Over the last decade, a growing number of telecommunication operators raised the level of competition. This has caused higher churn and more complex network operations. Some of the impacts are:
Costs for truck rolls more than doubled from $300 to $1,000
Customers are quicker to churn when reliability drops
The ecosystem is more interconnected through fiber, electric, microwaves and more.
A major problem is that organizations need to work together but there’s no system for them to coordinate. Companies still use phone and email. When it comes to outages and incidents, that is not scalable. With so many companies interconnected, it’s more difficult to troubleshoot issues and estimate accurate restoration times.
Imagine if you had an interactive map to see restoration times for every fiber cut, telecom incident or power outage in your area.
You may be asking yourself:
- How much faster could we troubleshoot issues?
- How many truck rolls would this reduce?
- How much would be saved on repair costs?
- How much faster could we communicate expectations with customers?
We’ll tackle these questions later.
In general, internal network monitoring systems have become very sophisticated. These systems have pinpoint accuracy when detecting internal outages. Although, today network operation center (NOC) teams have to triage issues within these interconnected network webs. The average telecommunication company’s “web” is interconnected with three dozen fiber and electric companies.
Before using Gisual, our clients ran network operations just like everyone else. When a network monitoring system detected an outage, NOC teams would troubleshoot the issue and dispatch a field technician. After a 45-minutes assessment the field technician would commonly find that the issue was from another provider. After the technician reported this to the NOC, the NOC would call all the providers they suspected the issue to originate from. One third would answer, one third would have no answers and the last third would be quick to say, "not us".
Then, the NOC would create tickets for each of the companies they think the issue could be from. On average, it took two hours to find out who has impacted their network. Then another six hours to get the final restoration time.

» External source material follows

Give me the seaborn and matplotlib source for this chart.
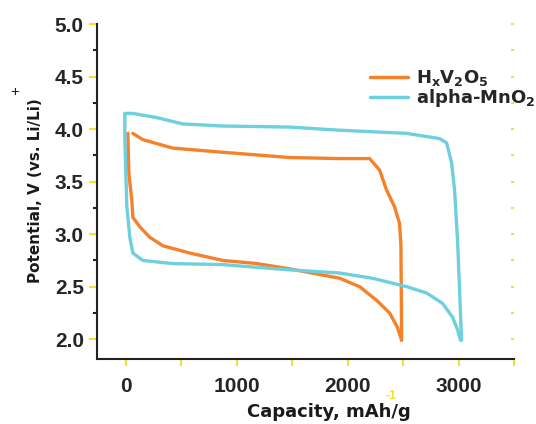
import numpy as np
import pandas as pd
import matplotlib
matplotlib.use("Agg")
import matplotlib.pyplot as plt
import seaborn as sns

# HxV2O5 charge (upper) and discharge (lower) branches
hv_charge_cap = [63, 153, 423, 874, 1477, 1928, 2198, 2288, 2351, 2423, 2468, 2480, 2484, 2486]
hv_charge_v = [3.96, 3.90, 3.82, 3.78, 3.73, 3.72, 3.72, 3.61, 3.42, 3.26, 3.10, 2.90, 2.40, 1.99]
hv_dis_cap = [18, 27, 54, 63, 126, 216, 333, 577, 874, 1180, 1477, 1928, 2108, 2261, 2378, 2450, 2486]
hv_dis_v = [3.96, 3.58, 3.32, 3.16, 3.07, 2.97, 2.89, 2.82, 2.75, 2.72, 2.67, 2.58, 2.50, 2.37, 2.25, 2.11, 1.99]

# alpha-MnO2 charge (upper) and discharge (lower) branches
mn_charge_cap = [-9, 63, 279, 513, 874, 1477, 1928, 2532, 2829, 2892, 2937, 2964, 2991, 3009, 3027]
mn_charge_v = [4.15, 4.15, 4.11, 4.05, 4.03, 4.02, 3.99, 3.96, 3.91, 3.87, 3.68, 3.42, 2.94, 2.47, 1.99]
mn_dis_cap = [-9, -9, 0, 9, 36, 63, 153, 423, 874, 1477, 1928, 2225, 2532, 2712, 2856, 2946, 2991, 3018]
mn_dis_v = [4.15, 3.90, 3.58, 3.26, 2.97, 2.82, 2.75, 2.72, 2.71, 2.66, 2.63, 2.58, 2.50, 2.44, 2.34, 2.21, 2.09, 1.99]

materials = [r"H$_\mathregular{x}$V$_\mathregular{2}$O$_\mathregular{5}$", r"alpha-MnO$_\mathregular{2}$"]
palette = {materials[0]: "#F5822A", materials[1]: "#6ECFDE"}

frames = []
for mat, branch, cap, v in [
    (materials[0], "charge", hv_charge_cap, hv_charge_v),
    (materials[0], "discharge", hv_dis_cap, hv_dis_v),
    (materials[1], "charge", mn_charge_cap, mn_charge_v),
    (materials[1], "discharge", mn_dis_cap, mn_dis_v),
]:
    frames.append(pd.DataFrame({"cap": cap, "v": v, "material": mat, "branch": mat + branch}))
df = pd.concat(frames, ignore_index=True)

sns.set_style("white")
plt.rcParams["font.family"] = ["Liberation Sans", "DejaVu Sans"]
plt.rcParams["mathtext.fontset"] = "custom"
plt.rcParams["mathtext.rm"] = "DejaVu Sans:bold"

yellow = "#EEE42C"
label_font = {"family": "DejaVu Sans", "weight": "bold", "size": 13}

fig = plt.figure(figsize=(5.36, 4.24), dpi=100)
ax = fig.add_axes([0.181, 0.153, 0.778, 0.79])

sns.lineplot(data=df, x="cap", y="v", hue="material", units="branch", estimator=None,
             sort=False, palette=palette, hue_order=materials, linewidth=2.4, ax=ax)

ax.set_xlim(-260, 3500)
ax.set_ylim(1.81, 5.0)
ax.set_xticks([0, 1000, 2000, 3000])
ax.set_xticks([500, 1500, 2500, 3500], minor=True)
ax.set_yticks([2.0, 2.5, 3.0, 3.5, 4.0, 4.5, 5.0])
ax.set_yticks(np.arange(2.25, 5.0, 0.5), minor=True)
ax.set_yticklabels([f"{t:.1f}" for t in ax.get_yticks()])

for side in ["top", "right"]:
    ax.spines[side].set_visible(False)
for side in ["left", "bottom"]:
    ax.spines[side].set_color("#222222")
    ax.spines[side].set_linewidth(1.5)

ax.tick_params(axis="x", which="both", bottom=True, direction="out", length=5, width=1.5,
               color=yellow, labelsize=15, pad=8)
ax.tick_params(axis="y", which="major", left=True, direction="out", length=6, width=1.5,
               color=yellow, labelsize=15)
ax.tick_params(axis="y", which="minor", left=True, direction="out", length=3, width=1.5,
               color="#222222")
for lab in ax.get_xticklabels() + ax.get_yticklabels():
    lab.set_fontweight("bold")

sec = ax.secondary_yaxis("right")
sec.spines["right"].set_visible(False)
sec.set_yticks(np.arange(2.0, 5.01, 0.25))
sec.tick_params(axis="y", right=True, direction="in", length=2, width=1.5, color=yellow,
                labelright=False)

ax.set_xlabel("Capacity, mAh/g", fontdict=label_font, color="#1a1a1a")
ax.xaxis.set_label_coords(0.556, -0.13)
ax.set_ylabel("Potential, V (vs. Li/Li)", fontdict={**label_font, "size": 11},
              color="#1a1a1a")
ax.yaxis.set_label_coords(-0.13, 0.504)
fig.text(391 / 536, 1 - 396 / 424, "-1", color=yellow, fontsize=9, ha="center", va="center",
         fontweight="bold")
fig.text(15 / 536, 1 - 92 / 424, "+", color="#222222", fontsize=11, ha="center", va="center")

leg = ax.legend(loc="upper right", bbox_to_anchor=(1.09, 0.918), frameon=False,
                handlelength=2.1, handletextpad=0.45, labelspacing=-0.05, prop=label_font)
for line in leg.get_lines():
    line.set_linewidth(2.5)

fig.savefig("out.png", dpi=100)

This was costing telecommunications huge time and money. Between phantom truck rolls ($1,000) and hours of calls and manual activities ($250). These no fault found (NFF) situations were costing too much money.
Now, anytime the network monitoring system detects an issue Gisual sends them automated intelligence on how others can be affecting their network.
Gisual is a private network where telecoms and utilities are sharing outage and incident ETRs with each other. Receive automated and accurate outage and incident ETRs without rolling trucks and making hours of calls. This is a live interactive map to track repair statuses and updates.